Dogs know how to follow their noses — and scientists are now taking the hint, too. Researchers who 3-D printed a model of a dog’s snout have found that high-speed sniffing seriously upgrades the ability of detectors to pick up explosive chemicals like TNT.
The discovery, described in the journal Scientific Reports, could lead to better chemical sensors for explosives, narcotics and even cancer.
Scientists have long looked to the dog’s nose as an olfactory marvel, thought to be on the order of 10,000 to 100,000 times better than our own. Much of that is attributed to the roughly 300 million olfactory receptors in a dog’s nose, and the generous proportion of brain space devoted to decoding odors.

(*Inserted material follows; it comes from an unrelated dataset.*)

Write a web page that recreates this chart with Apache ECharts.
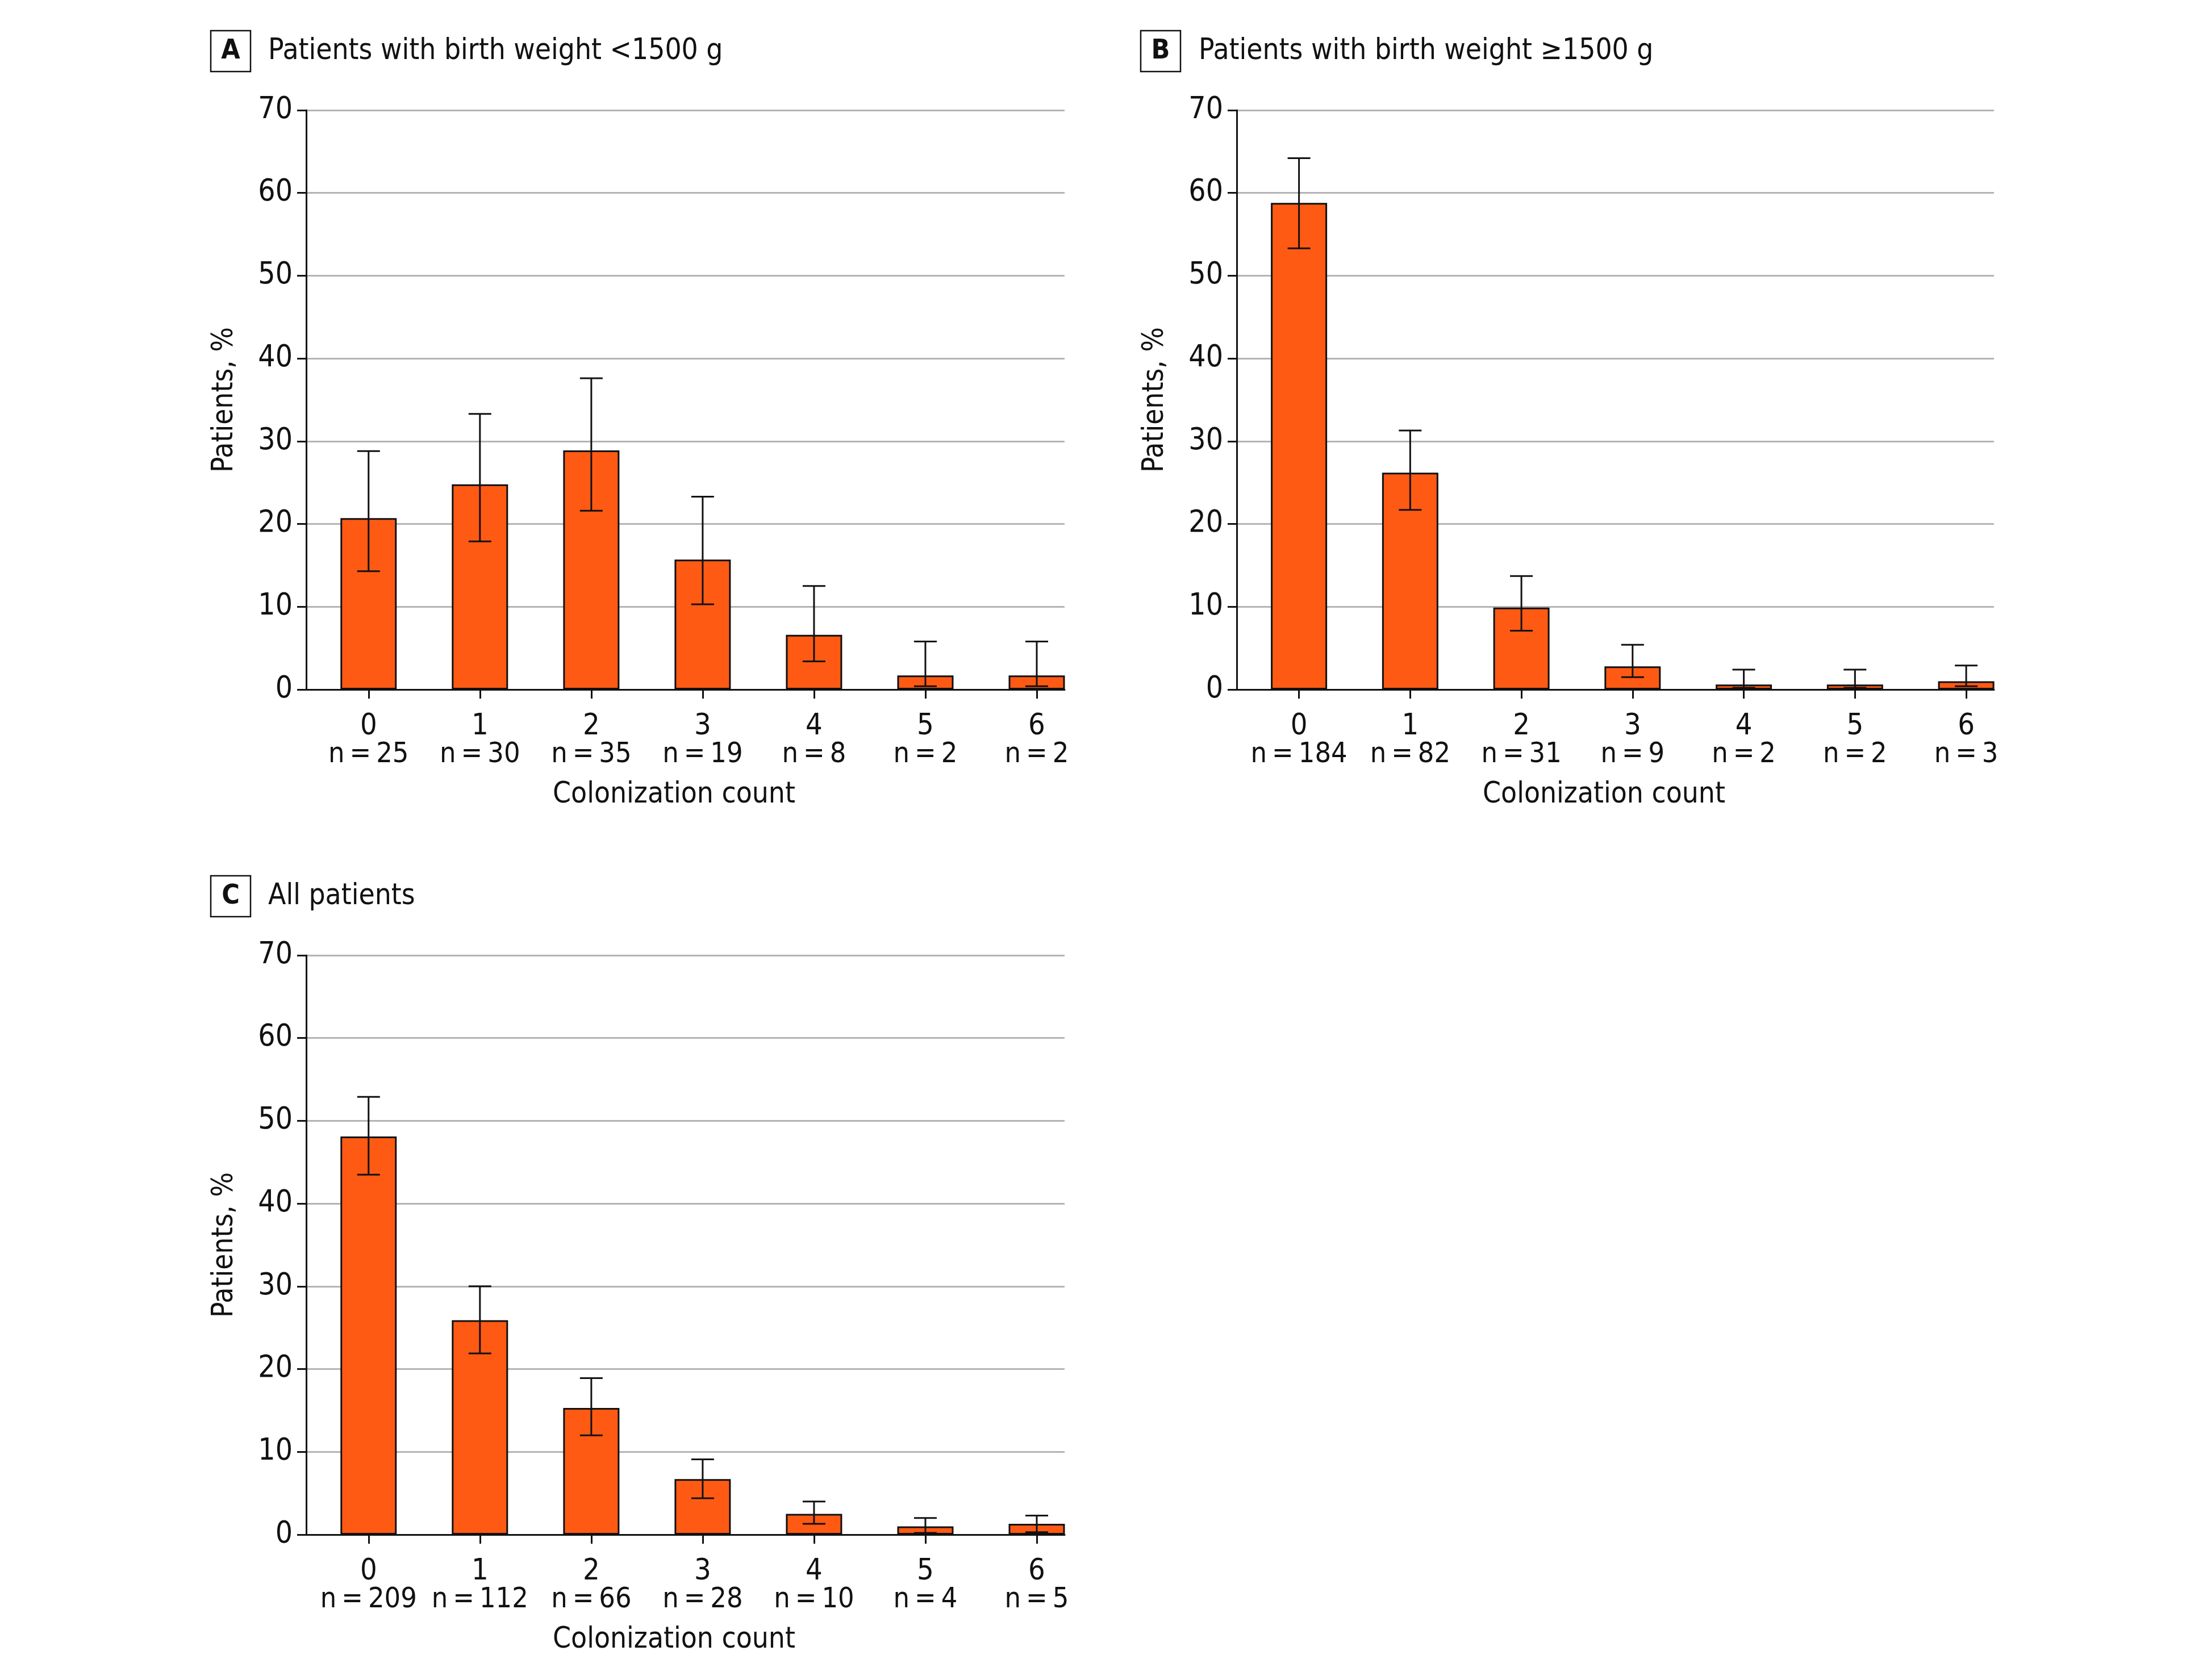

But while that’s a big part of what makes dogs’ sense of smell so spectacular, it’s not the only factor, said study lead author Matthew Staymates, a fluid dynamicist at the National Institute of standards and Technology.
“The dog is generally known as the gold standard for trace chemical detection. And so we were really interested in understanding, what is it about the dog that makes it this amazing chemical detector?” Staymates said. “There’s been a lot of work in the past that focuses on what happens inside the olfactory region of the dog [nose] ... but there’s been a limited amount of work on what’s happening outside of the dog’s nose.”
Searching for clues, the scientists 3-D-printed a dog snout modeled from a female Labrador retriever and put it in a schlieren imaging system, a device that uses the way that light moves through fluids of different temperatures and densities to actually watch what was happening to the air flow. They made the nose ‘sniff’ the way a dog would – rapidly inhaling and exhaling about 5 times per second – and watched what happened.
The faux nose appeared to draw in air the way a real dog did — and it seemed to be working remarkably well. The nostrils were positioned so that each time the nose exhaled, air shot down and out from the nostrils, which actually helped pull in more “fresh” vapor from a can of acetone in front of the snout.
The scientists then tested this sniffing nose out on a mass spectrometer. Compared with devices that use continuously inhaled air, the “sniffing” method was about four times better for a source at 10 centimeters and 18 times better for a source at 20 centimeters.
Finally, they plugged the sniffing dog nostrils onto the end of a commercially available vapor detector. Usually, this device would inhale continuously in 10-second intervals, but the scientists found that the sniffing nose was 16 times as good at detecting odors from 4 centimeters away as the device’s normal mode.
“You can collect vapor from extended distances much better if you are mimicking what the dog does,” Staymates said. “That’s kind of the whole point of this — this concept of biomimicry. It’s taking what nature already does and applying or integrating it into the technology that we’re trying to improve.”
The findings demonstrated the need to think beyond just chemical detection in the next wave of sensor technology, he said.
“The dog is a smart sampling system,” Staymates said, “so I guess we’re just proposing that the next generation hopefully considers different ways of sampling the environment around them.”
In the meantime, he and his colleagues will probably continue to learn from the dog’s nose —including its ability to smell in stereo.